### PROBLEM DETAILS
Copy the listing below line for line, starting at its first line and ending with the line that has "import seaborn as sns" in it. Add nothing.

——————

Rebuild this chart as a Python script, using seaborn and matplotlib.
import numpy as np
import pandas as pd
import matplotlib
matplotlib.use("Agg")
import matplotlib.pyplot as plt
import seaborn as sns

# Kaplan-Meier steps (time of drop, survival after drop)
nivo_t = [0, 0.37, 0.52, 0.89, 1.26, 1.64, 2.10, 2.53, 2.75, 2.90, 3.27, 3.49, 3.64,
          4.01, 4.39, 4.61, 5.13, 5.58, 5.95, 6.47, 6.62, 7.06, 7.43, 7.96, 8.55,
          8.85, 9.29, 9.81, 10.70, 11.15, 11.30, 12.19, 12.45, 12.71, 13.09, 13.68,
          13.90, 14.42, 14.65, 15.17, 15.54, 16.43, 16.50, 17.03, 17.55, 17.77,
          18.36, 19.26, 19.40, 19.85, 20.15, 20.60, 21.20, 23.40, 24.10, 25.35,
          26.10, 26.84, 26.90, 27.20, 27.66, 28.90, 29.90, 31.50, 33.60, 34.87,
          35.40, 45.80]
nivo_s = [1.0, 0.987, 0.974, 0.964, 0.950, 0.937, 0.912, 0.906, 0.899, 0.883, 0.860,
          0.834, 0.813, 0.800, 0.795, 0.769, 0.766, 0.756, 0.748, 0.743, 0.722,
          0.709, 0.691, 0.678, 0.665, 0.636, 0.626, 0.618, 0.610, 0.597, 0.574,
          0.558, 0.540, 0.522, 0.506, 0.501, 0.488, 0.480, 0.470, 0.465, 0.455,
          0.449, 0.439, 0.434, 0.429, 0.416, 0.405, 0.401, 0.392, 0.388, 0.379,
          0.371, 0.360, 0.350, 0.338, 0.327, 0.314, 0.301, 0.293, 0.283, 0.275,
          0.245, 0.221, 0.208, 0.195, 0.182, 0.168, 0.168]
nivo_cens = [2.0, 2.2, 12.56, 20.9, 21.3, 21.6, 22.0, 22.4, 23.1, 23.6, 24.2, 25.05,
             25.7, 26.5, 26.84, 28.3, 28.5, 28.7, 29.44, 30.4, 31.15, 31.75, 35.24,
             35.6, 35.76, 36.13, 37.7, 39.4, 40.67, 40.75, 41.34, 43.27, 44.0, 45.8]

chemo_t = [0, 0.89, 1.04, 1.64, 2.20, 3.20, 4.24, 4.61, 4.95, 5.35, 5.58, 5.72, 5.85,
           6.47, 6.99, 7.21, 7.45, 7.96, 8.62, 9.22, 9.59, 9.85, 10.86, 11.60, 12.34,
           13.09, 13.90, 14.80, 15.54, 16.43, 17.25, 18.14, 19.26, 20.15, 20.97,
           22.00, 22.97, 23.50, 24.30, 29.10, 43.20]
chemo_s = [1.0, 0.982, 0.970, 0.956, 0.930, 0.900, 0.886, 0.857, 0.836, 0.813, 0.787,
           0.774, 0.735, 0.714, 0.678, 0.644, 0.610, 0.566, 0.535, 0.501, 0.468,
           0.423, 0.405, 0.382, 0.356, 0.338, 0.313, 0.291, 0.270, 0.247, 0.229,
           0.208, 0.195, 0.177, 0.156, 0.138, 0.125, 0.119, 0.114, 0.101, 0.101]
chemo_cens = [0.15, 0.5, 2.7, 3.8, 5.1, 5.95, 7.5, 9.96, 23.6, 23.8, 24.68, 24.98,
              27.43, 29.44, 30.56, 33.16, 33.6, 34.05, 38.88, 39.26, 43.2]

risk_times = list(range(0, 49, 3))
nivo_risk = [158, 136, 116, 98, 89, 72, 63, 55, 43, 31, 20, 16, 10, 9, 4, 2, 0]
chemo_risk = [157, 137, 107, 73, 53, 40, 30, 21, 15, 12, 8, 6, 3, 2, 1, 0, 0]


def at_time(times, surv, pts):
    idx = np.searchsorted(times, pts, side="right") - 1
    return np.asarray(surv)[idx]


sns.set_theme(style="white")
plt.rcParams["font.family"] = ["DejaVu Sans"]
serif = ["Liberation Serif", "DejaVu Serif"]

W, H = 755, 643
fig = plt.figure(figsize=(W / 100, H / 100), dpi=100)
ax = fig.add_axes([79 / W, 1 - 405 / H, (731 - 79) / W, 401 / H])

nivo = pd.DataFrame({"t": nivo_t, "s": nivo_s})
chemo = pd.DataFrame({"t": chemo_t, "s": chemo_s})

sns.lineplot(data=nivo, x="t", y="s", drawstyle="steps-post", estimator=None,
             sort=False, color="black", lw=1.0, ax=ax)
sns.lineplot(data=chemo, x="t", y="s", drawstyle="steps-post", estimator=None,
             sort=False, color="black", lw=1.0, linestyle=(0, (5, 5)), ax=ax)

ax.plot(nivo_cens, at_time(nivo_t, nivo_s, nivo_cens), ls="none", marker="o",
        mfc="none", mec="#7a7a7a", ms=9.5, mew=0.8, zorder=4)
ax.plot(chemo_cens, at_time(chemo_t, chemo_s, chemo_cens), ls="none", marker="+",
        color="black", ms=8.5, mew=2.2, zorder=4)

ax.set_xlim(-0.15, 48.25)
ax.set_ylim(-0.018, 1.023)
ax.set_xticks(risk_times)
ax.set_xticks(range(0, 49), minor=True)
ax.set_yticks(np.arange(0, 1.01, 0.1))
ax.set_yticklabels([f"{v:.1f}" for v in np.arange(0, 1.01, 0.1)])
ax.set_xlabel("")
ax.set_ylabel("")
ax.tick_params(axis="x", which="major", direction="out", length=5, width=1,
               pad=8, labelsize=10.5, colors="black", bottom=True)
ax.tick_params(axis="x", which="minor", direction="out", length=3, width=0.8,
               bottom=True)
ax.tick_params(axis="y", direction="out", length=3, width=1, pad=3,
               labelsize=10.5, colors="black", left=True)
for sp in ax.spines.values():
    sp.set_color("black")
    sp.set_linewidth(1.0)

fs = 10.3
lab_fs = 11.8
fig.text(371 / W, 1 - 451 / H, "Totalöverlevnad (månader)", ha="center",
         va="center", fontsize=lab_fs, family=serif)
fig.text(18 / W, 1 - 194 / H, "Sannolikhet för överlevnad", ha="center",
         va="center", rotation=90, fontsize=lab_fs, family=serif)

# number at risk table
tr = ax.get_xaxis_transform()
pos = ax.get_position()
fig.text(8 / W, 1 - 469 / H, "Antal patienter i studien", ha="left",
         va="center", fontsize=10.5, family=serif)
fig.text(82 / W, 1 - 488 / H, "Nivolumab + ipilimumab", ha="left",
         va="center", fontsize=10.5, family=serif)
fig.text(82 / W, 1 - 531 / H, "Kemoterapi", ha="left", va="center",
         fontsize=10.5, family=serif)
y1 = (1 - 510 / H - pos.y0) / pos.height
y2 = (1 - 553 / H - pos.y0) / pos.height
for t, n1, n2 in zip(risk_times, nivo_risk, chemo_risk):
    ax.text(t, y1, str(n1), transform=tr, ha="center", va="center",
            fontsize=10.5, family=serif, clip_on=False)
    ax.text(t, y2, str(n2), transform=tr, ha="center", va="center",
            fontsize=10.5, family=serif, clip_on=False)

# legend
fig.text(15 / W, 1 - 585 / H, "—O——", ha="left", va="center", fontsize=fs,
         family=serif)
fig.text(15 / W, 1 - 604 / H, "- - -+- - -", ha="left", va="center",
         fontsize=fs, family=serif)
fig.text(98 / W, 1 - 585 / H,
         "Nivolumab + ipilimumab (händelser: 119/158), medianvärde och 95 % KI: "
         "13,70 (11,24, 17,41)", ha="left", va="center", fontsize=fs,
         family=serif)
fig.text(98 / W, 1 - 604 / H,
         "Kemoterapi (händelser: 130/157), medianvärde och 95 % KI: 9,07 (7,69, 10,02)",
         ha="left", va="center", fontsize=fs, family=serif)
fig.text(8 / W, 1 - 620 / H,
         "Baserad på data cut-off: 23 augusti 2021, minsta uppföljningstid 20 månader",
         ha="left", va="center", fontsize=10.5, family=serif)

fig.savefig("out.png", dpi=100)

——————

### WRITTEN ANSWER
Rebuild this chart as a Python script, using seaborn and matplotlib.
import numpy as np
import pandas as pd
import matplotlib
matplotlib.use("Agg")
import matplotlib.pyplot as plt
import seaborn as sns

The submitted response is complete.